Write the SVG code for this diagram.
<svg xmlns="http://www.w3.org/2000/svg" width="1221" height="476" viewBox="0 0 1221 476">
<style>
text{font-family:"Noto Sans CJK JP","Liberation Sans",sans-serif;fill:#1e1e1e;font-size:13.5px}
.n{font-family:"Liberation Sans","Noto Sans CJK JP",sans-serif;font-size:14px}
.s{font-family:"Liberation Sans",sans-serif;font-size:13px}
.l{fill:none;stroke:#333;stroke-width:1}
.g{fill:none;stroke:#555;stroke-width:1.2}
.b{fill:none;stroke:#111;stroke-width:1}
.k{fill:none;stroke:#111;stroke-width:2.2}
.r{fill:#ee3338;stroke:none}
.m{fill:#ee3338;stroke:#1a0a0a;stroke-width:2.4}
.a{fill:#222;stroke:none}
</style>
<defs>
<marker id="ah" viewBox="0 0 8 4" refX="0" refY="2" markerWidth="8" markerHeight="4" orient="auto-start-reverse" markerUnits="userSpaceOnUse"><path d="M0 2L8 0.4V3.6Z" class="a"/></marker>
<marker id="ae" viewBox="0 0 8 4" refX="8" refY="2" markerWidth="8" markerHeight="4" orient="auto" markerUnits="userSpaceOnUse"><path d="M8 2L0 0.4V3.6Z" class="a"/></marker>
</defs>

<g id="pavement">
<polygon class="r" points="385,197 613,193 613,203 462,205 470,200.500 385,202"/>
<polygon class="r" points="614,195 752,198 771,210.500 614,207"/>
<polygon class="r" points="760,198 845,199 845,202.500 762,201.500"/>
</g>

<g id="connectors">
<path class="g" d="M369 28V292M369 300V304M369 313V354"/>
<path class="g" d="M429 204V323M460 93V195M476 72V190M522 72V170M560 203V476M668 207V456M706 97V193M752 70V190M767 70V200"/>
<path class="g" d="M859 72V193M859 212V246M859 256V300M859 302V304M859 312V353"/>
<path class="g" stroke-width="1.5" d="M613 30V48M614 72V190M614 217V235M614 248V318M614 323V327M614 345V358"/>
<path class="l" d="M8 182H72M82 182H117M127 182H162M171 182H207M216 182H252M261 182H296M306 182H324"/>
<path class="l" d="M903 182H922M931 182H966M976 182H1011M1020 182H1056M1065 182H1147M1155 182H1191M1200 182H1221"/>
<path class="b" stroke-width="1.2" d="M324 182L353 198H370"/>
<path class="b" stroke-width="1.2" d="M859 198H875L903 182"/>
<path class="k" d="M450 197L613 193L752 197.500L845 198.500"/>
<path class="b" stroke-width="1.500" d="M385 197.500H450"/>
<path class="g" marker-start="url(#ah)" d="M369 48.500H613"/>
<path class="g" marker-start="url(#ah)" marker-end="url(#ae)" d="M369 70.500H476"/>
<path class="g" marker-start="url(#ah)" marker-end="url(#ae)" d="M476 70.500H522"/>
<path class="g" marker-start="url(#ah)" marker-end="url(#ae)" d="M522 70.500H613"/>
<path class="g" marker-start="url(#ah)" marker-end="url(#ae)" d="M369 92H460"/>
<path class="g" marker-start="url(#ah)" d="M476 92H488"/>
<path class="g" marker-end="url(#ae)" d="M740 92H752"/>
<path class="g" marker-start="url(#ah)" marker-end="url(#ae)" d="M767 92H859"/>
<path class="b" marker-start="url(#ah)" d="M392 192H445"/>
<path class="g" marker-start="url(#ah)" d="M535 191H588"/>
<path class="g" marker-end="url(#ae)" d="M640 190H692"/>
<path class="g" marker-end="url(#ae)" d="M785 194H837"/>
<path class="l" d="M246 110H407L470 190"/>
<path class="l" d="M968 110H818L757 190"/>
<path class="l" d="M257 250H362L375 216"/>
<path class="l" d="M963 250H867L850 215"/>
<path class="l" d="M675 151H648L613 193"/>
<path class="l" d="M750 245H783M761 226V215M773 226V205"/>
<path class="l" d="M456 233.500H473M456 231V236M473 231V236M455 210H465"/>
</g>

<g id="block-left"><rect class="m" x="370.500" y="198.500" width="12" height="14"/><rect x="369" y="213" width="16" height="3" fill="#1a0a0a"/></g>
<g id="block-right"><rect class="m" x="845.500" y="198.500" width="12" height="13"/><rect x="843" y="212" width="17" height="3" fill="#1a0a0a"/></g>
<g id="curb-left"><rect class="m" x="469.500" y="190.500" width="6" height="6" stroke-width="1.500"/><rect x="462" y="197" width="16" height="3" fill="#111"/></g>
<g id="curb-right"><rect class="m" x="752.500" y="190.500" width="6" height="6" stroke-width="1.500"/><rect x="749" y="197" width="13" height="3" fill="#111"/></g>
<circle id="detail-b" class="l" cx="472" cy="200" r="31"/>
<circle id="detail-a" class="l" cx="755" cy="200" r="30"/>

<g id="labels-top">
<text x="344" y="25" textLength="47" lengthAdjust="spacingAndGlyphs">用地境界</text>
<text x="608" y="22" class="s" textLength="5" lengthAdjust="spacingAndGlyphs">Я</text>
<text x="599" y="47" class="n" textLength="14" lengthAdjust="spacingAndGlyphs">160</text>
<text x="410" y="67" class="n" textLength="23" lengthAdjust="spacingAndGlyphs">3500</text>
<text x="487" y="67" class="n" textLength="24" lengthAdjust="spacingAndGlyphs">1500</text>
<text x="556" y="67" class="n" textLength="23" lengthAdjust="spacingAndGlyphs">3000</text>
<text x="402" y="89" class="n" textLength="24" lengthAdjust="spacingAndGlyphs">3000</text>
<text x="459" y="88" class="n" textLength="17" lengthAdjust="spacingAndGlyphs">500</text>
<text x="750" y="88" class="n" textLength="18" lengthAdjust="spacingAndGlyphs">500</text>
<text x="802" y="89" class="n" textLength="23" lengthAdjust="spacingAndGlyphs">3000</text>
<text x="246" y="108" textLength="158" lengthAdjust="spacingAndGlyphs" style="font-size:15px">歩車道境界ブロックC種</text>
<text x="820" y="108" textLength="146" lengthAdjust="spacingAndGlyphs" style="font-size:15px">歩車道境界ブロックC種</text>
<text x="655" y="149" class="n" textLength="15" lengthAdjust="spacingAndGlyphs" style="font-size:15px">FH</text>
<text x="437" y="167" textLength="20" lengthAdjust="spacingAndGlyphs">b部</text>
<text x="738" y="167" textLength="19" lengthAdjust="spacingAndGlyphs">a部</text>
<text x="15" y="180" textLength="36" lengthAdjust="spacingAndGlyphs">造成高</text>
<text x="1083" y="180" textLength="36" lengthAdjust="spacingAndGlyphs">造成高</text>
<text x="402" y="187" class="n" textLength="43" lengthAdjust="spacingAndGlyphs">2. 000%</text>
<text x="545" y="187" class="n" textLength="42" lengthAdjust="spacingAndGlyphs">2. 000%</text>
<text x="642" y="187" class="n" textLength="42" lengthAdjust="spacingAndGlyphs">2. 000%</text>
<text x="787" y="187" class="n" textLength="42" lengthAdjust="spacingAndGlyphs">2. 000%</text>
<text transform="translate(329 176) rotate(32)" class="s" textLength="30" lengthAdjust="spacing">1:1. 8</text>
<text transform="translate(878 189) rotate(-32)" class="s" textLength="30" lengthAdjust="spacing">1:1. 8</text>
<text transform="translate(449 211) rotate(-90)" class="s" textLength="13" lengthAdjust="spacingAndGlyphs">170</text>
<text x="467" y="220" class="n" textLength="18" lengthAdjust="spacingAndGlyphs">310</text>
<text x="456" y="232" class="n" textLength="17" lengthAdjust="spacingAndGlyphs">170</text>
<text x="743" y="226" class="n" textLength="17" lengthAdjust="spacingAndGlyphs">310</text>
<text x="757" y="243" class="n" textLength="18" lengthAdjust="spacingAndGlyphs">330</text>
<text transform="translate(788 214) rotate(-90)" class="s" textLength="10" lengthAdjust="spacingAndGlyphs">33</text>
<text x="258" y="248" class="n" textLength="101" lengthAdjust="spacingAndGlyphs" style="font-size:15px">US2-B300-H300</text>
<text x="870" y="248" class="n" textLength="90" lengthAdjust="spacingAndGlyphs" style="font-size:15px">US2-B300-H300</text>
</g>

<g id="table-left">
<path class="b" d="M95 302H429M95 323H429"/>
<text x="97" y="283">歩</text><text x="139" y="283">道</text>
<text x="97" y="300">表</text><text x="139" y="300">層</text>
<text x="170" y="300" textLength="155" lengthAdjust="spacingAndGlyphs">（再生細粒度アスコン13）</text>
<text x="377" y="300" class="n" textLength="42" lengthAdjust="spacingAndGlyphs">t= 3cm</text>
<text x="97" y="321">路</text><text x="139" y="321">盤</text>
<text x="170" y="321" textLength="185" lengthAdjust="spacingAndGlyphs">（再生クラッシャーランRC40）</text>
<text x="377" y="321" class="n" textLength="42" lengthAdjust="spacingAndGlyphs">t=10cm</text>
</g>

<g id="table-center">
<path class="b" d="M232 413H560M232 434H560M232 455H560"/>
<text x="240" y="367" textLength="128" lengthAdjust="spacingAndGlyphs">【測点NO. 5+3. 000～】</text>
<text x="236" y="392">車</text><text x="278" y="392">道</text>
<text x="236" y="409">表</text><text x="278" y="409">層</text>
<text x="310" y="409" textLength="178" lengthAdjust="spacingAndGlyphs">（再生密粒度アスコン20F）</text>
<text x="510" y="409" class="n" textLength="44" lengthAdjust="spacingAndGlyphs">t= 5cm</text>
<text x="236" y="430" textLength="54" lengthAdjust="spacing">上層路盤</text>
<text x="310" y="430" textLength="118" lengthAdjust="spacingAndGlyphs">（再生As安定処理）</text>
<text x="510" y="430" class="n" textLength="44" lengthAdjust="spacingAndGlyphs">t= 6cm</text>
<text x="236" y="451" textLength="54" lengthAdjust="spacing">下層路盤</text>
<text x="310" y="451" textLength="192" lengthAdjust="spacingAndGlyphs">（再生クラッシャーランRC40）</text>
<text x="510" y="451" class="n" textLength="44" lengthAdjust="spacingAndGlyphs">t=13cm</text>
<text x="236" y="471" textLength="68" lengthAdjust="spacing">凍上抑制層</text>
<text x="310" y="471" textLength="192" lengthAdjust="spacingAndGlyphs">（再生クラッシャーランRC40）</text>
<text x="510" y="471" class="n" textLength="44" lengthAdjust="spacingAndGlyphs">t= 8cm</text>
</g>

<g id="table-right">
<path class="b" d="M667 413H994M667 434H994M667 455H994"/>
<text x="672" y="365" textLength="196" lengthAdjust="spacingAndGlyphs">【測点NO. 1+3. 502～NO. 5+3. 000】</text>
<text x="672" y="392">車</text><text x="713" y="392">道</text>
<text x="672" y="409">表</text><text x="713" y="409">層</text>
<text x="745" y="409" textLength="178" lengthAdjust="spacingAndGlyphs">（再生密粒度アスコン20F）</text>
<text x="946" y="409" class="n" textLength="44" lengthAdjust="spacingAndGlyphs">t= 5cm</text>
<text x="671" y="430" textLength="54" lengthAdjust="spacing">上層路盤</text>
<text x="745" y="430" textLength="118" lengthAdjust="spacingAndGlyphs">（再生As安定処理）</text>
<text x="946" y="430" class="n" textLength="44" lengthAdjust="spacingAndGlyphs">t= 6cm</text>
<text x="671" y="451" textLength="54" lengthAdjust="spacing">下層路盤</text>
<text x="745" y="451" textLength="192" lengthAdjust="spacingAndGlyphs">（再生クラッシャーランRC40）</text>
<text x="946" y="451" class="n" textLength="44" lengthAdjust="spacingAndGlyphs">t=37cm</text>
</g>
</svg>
* * *
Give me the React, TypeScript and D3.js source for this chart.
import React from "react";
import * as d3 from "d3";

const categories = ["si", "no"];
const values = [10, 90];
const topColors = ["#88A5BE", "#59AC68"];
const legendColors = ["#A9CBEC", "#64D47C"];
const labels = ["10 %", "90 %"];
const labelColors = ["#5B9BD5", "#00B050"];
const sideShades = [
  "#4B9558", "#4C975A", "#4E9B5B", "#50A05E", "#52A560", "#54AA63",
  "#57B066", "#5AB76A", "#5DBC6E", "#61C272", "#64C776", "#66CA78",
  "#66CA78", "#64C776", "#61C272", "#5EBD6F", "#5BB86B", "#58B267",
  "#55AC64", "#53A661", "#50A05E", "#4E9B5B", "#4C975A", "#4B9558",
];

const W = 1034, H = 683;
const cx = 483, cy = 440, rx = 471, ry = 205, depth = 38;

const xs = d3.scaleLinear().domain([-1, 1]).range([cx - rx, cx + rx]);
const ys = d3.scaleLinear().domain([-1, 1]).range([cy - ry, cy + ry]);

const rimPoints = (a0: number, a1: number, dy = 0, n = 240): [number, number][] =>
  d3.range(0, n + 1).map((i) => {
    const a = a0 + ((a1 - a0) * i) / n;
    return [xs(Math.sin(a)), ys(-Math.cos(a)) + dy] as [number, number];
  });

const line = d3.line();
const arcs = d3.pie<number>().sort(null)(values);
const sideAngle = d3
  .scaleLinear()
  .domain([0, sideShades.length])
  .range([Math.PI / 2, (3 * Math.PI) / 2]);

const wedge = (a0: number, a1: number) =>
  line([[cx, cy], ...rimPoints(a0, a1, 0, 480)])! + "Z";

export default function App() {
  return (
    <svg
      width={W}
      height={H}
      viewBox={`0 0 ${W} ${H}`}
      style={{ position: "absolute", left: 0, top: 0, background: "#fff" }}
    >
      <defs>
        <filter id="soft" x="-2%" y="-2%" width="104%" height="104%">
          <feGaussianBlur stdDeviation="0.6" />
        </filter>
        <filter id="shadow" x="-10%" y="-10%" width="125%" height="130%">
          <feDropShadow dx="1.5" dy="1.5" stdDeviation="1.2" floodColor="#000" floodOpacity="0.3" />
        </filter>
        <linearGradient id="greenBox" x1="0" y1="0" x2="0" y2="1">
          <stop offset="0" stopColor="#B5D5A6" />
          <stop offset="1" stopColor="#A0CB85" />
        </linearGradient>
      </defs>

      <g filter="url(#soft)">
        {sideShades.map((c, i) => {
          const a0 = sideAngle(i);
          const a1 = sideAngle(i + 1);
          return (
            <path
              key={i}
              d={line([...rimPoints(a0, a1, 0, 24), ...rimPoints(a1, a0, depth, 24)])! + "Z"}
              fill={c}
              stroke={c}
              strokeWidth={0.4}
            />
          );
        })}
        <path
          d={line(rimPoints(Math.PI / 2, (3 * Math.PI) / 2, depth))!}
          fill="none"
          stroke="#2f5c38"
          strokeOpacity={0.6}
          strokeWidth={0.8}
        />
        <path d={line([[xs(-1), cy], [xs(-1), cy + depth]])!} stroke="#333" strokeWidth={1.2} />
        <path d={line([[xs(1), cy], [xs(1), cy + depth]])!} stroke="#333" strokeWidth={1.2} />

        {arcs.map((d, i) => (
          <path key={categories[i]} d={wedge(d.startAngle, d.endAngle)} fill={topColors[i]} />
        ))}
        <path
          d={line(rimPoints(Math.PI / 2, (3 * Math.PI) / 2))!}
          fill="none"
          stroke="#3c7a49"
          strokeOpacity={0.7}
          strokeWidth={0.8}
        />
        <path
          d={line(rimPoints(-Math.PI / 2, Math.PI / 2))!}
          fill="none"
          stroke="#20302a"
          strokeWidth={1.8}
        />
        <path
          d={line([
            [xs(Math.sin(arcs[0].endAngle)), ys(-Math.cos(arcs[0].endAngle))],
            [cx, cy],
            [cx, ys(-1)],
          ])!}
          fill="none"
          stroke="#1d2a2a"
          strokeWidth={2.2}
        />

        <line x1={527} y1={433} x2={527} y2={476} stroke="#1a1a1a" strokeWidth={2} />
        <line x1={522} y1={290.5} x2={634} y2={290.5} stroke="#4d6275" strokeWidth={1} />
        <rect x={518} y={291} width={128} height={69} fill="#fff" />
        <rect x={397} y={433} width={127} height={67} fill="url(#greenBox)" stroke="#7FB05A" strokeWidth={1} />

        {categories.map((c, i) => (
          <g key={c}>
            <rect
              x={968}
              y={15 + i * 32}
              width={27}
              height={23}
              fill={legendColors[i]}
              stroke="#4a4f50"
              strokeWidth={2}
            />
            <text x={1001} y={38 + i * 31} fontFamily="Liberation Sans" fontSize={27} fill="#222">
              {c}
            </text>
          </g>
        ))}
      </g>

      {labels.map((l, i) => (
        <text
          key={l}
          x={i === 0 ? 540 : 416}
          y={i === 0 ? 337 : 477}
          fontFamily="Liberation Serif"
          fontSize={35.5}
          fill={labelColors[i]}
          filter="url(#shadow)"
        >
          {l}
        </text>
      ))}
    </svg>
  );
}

Objective
Exactly as written, return the lines from the line containing "Give me the" through the line containing "const ys = d3.scaleLinear().domain([-1, 1]).range([cy", both included.

Answer for this exercise
Give me the React, TypeScript and D3.js source for this chart.
import React from "react";
import * as d3 from "d3";

const categories = ["si", "no"];
const values = [10, 90];
const topColors = ["#88A5BE", "#59AC68"];
const legendColors = ["#A9CBEC", "#64D47C"];
const labels = ["10 %", "90 %"];
const labelColors = ["#5B9BD5", "#00B050"];
const sideShades = [
  "#4B9558", "#4C975A", "#4E9B5B", "#50A05E", "#52A560", "#54AA63",
  "#57B066", "#5AB76A", "#5DBC6E", "#61C272", "#64C776", "#66CA78",
  "#66CA78", "#64C776", "#61C272", "#5EBD6F", "#5BB86B", "#58B267",
  "#55AC64", "#53A661", "#50A05E", "#4E9B5B", "#4C975A", "#4B9558",
];

const W = 1034, H = 683;
const cx = 483, cy = 440, rx = 471, ry = 205, depth = 38;

const xs = d3.scaleLinear().domain([-1, 1]).range([cx - rx, cx + rx]);
const ys = d3.scaleLinear().domain([-1, 1]).range([cy - ry, cy + ry]);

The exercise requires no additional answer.